Unter anderem warfen bislang unbekannte Täter_innen während eines Gottesdienst der jüdischen Gemeinde Holzklötze gegen die Fensterscheiben des Gotteshauses. Als Anwesende daraufhin die Räumlichkeiten verließen, hatten die Täter_innen bereits das Weite gesucht. An Laternen rund um das nun angegriffene jüdische Gemeindehaus fanden Anwohner in den vergangenen Wochen Aufkleber von NPD und Kameradschaftsszene. In direkter Nähe zum Gemeindehaus befinden sich pikanterweise die Räumlichkeiten von Neonazis aus dem Umfeld der Kameradschaftsszene und der »Deutschen Volksunion (DVU)«.

Antisemitische Gesinnung wird von der regionalen Neonaziszene aber nicht nur verdeckt geäußert. Im Mai letzten Jahres feierte die jüdischen Gemeinde eine Hochzeit im Stadtgebiet - eine Veranstaltung, die traditionell im Freien durchgeführt wird.

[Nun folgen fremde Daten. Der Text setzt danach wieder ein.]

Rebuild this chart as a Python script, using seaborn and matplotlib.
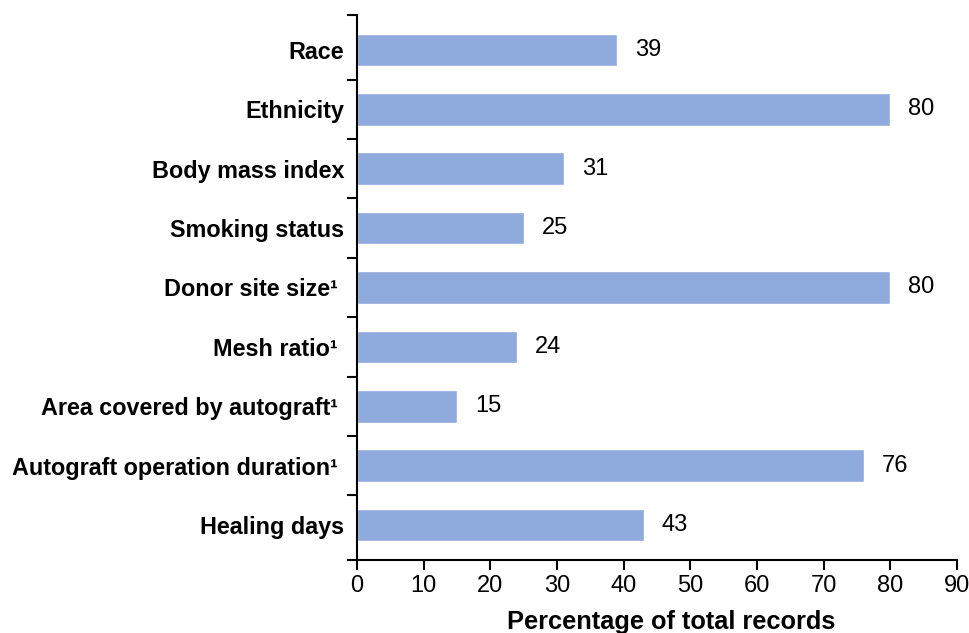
import matplotlib
matplotlib.use("Agg")
import matplotlib.pyplot as plt
import seaborn as sns
import pandas as pd
import numpy as np

categories = ["Race", "Ethnicity", "Body mass index", "Smoking status",
              "Donor site size\u00b9", "Mesh ratio\u00b9", "Area covered by autograft\u00b9",
              "Autograft operation duration\u00b9", "Healing days"]
values = [39, 80, 31, 25, 80, 24, 15, 76, 43]
xticks = [0, 10, 20, 30, 40, 50, 60, 70, 80, 90]

sns.set_theme(style="white")
plt.rcParams['font.family'] = ['Liberation Sans', 'DejaVu Sans']
plt.rcParams['text.color'] = 'black'
plt.rcParams['axes.labelcolor'] = 'black'
plt.rcParams['xtick.color'] = 'black'
plt.rcParams['ytick.color'] = 'black'

df = pd.DataFrame({"cat": categories, "val": values})

fig = plt.figure(figsize=(9.7, 6.33), dpi=100)
ax = fig.add_axes([357/970, 1 - 560/633, 600/970, 545/633])

sns.barplot(data=df, x="val", y="cat", orient="h", color="#8FAADC",
            saturation=1, width=0.55, ax=ax)

pad = 0.09
n = len(categories)
ax.set_ylim(n - 0.5 + pad, -0.5 - pad)
ax.set_xlim(0, 90)
ax.set_xticks(xticks)
ax.set_xticklabels([str(t) for t in xticks], fontsize=17)

# category labels at centers, ticks at boundaries
ax.set_yticks(np.arange(n))
shown = [c + "\u00a0" if c.endswith("\u00b9") else c for c in categories]
ax.set_yticklabels(shown, fontsize=16.8, fontweight="bold")
ax.tick_params(axis="y", which="major", length=0, pad=9)
bounds = [-0.5 - pad] + [i + 0.5 for i in range(n - 1)] + [n - 0.5 + pad]
ax.set_yticks(bounds, minor=True)
ax.tick_params(axis="y", which="minor", length=7, width=1.5, color="black", direction="out", left=True)
ax.tick_params(axis="x", which="major", length=7, width=1.5, color="black", direction="out",
               bottom=True, pad=4)

for s in ["top", "right"]:
    ax.spines[s].set_visible(False)
for s in ["left", "bottom"]:
    ax.spines[s].set_color("black")
    ax.spines[s].set_linewidth(1.5)

for i, v in enumerate(values):
    ax.text(v + 2.7, i, str(v), va="center", ha="left", fontsize=17, color="black")

ax.set_ylabel("")
ax.set_xlabel("Percentage of total records", fontsize=18.3, fontweight="bold")
ax.xaxis.set_label_coords((671 - 357) / 600, -0.092)

fig.savefig("out.png", dpi=100)
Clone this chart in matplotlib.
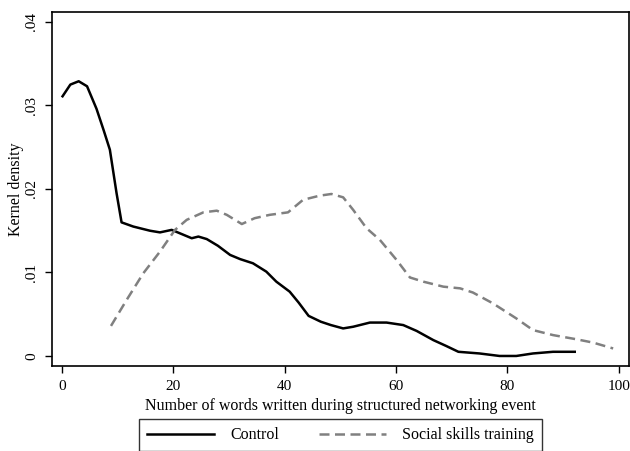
import matplotlib.pyplot as plt

plt.rcParams['font.family'] = ['Liberation Serif', 'DejaVu Serif']

# control group density
ctrl_x = [0.1, 1.5, 3.0, 4.5, 6.2, 7.5, 8.6, 9.8, 10.7, 12.8, 15.8, 17.6, 19.7, 21.5, 23.3,
          24.5, 26.0, 28.0, 30.2, 32.0, 34.3, 36.7, 38.5, 40.9, 42.5, 44.3, 46.5, 48.3,
          50.5, 52.3, 55.3, 58.3, 61.3, 63.7, 66.7, 69.0, 71.2, 75.0, 78.6, 81.6, 84.6,
          88.2, 92.1]
ctrl_y = [0.0311, 0.0325, 0.0329, 0.0323, 0.0296, 0.0270, 0.0247, 0.0195, 0.0160, 0.0155,
          0.0150, 0.0148, 0.0151, 0.0146, 0.0141, 0.0143, 0.0140, 0.0132, 0.0121, 0.0116,
          0.0111, 0.0101, 0.0089, 0.0077, 0.0064, 0.0048, 0.0041, 0.0037, 0.0033, 0.0035,
          0.0040, 0.0040, 0.0037, 0.0030, 0.0019, 0.0012, 0.0005, 0.0003, 0.0000, 0.0000,
          0.0003, 0.0005, 0.0005]

# social skills training density
sst_x = [8.8, 11.6, 14.6, 17.6, 20.3, 22.4, 25.4, 27.8, 29.6, 32.3, 34.6, 37.3, 40.6, 43.3,
         46.3, 48.4, 50.5, 52.3, 54.7, 57.1, 60.1, 62.5, 64.9, 68.5, 71.5, 73.8, 77.4,
         81.6, 84.6, 88.2, 92.4, 95.4, 99.0]
sst_y = [0.0036, 0.0067, 0.0099, 0.0125, 0.0151, 0.0163, 0.0172, 0.0174, 0.0169, 0.0158,
         0.0165, 0.0169, 0.0172, 0.0187, 0.0192, 0.0194, 0.0190, 0.0175, 0.0153, 0.0139,
         0.0115, 0.0094, 0.0089, 0.0083, 0.0081, 0.0076, 0.0063, 0.0045, 0.0031, 0.0025,
         0.0020, 0.0016, 0.0009]

xticks = [0, 20, 40, 60, 80, 100]
yticks = [0, 0.01, 0.02, 0.03, 0.04]
ytick_labels = ['0', '.01', '.02', '.03', '.04']

fig = plt.figure(figsize=(6.3, 4.51), dpi=100)
ax = fig.add_axes([0.0825, 0.1885, 0.9155, 0.785])

ax.plot(ctrl_x, ctrl_y, color='black', lw=1.8, label='Control', solid_joinstyle='round')
ax.plot(sst_x, sst_y, color='#808080', lw=1.8, dashes=(4, 2.2), label='Social skills training')

ax.set_xlim(-1.8, 101.8)
ax.set_ylim(-0.0012, 0.0412)
ax.set_xticks(xticks)
ax.set_yticks(yticks)
ax.set_yticklabels(ytick_labels, rotation=90, va='center')
ax.tick_params(direction='out', length=5, width=1, labelsize=11, pad=5)
for s in ax.spines.values():
    s.set_linewidth(1.2)

ax.set_xlabel('Number of words written during structured networking event', fontsize=11.5, labelpad=4)
ax.set_ylabel('Kernel density', fontsize=11.5, labelpad=1)

leg = ax.legend(loc='upper center', bbox_to_anchor=(0.5, -0.128), ncol=2, fontsize=11.5,
                frameon=True, fancybox=False, handlelength=4.2, columnspacing=2.5,
                borderpad=0.5, handletextpad=1.0)
leg.get_frame().set_edgecolor('black')
leg.get_frame().set_linewidth(1.0)

fig.savefig('out.png', dpi=100)
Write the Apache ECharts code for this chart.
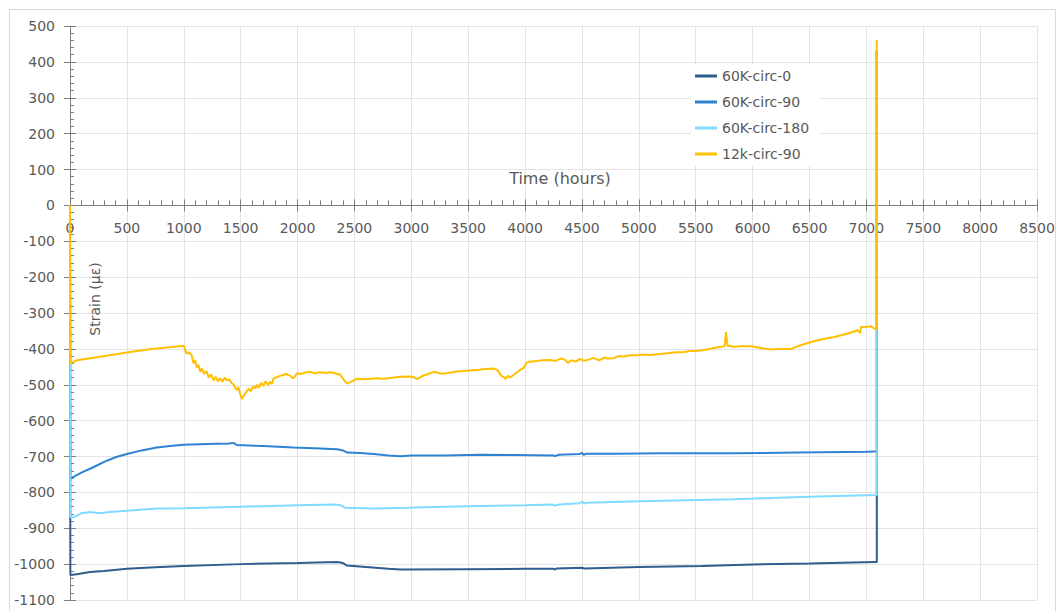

Eine Störaktion von Neonazis aus Pinneberg war die Folge. Aus ihrem Weltbild und ihrer menschenfeindlicher Gesinnung machten die pöbelnden Neonazis kein Hehl. »Türken und Juden sollte man verbrennen« lautete eine der verwendeten Parolen.

Dass die jüdische Gemeinde in Pinneberg nicht zufällig zum Angriffsziel geworden ist, offenbart auch ein Blick auf einen Vorfall vom 1.Mai in Hamburg. Neonazis aus Norddeutschland führten in der Hansestadt einen Großaufmarsch durch; Ausschreitungen und Angriffe der Neonazis gegen Gegendemonstrant_innen und Journalist_innen waren die Folge. Vertreter_innen der jüdischen Gemeinde aus Pinneberg waren ebenfalls vor Ort und beteiligten sich an den Gegenprotesten. Neonazis erblickten die Gruppe und konfrontierten sie umgehend. Dass die Neonaziszene in Pinneberg weiterhin vermeintliche politische Feinde gezielt ausspäht und sich Kenntnis über sie verschafft, zeigt auch der dabei gefallene Satz: »Die Juden aus Pinneberg sind auch da«. Dass es in Pinneberg nicht bei »Feindaufklärung« und Drohungen von Neonazis bleibt, zeigen die jüngsten Vorfälle zum wiederholten Male.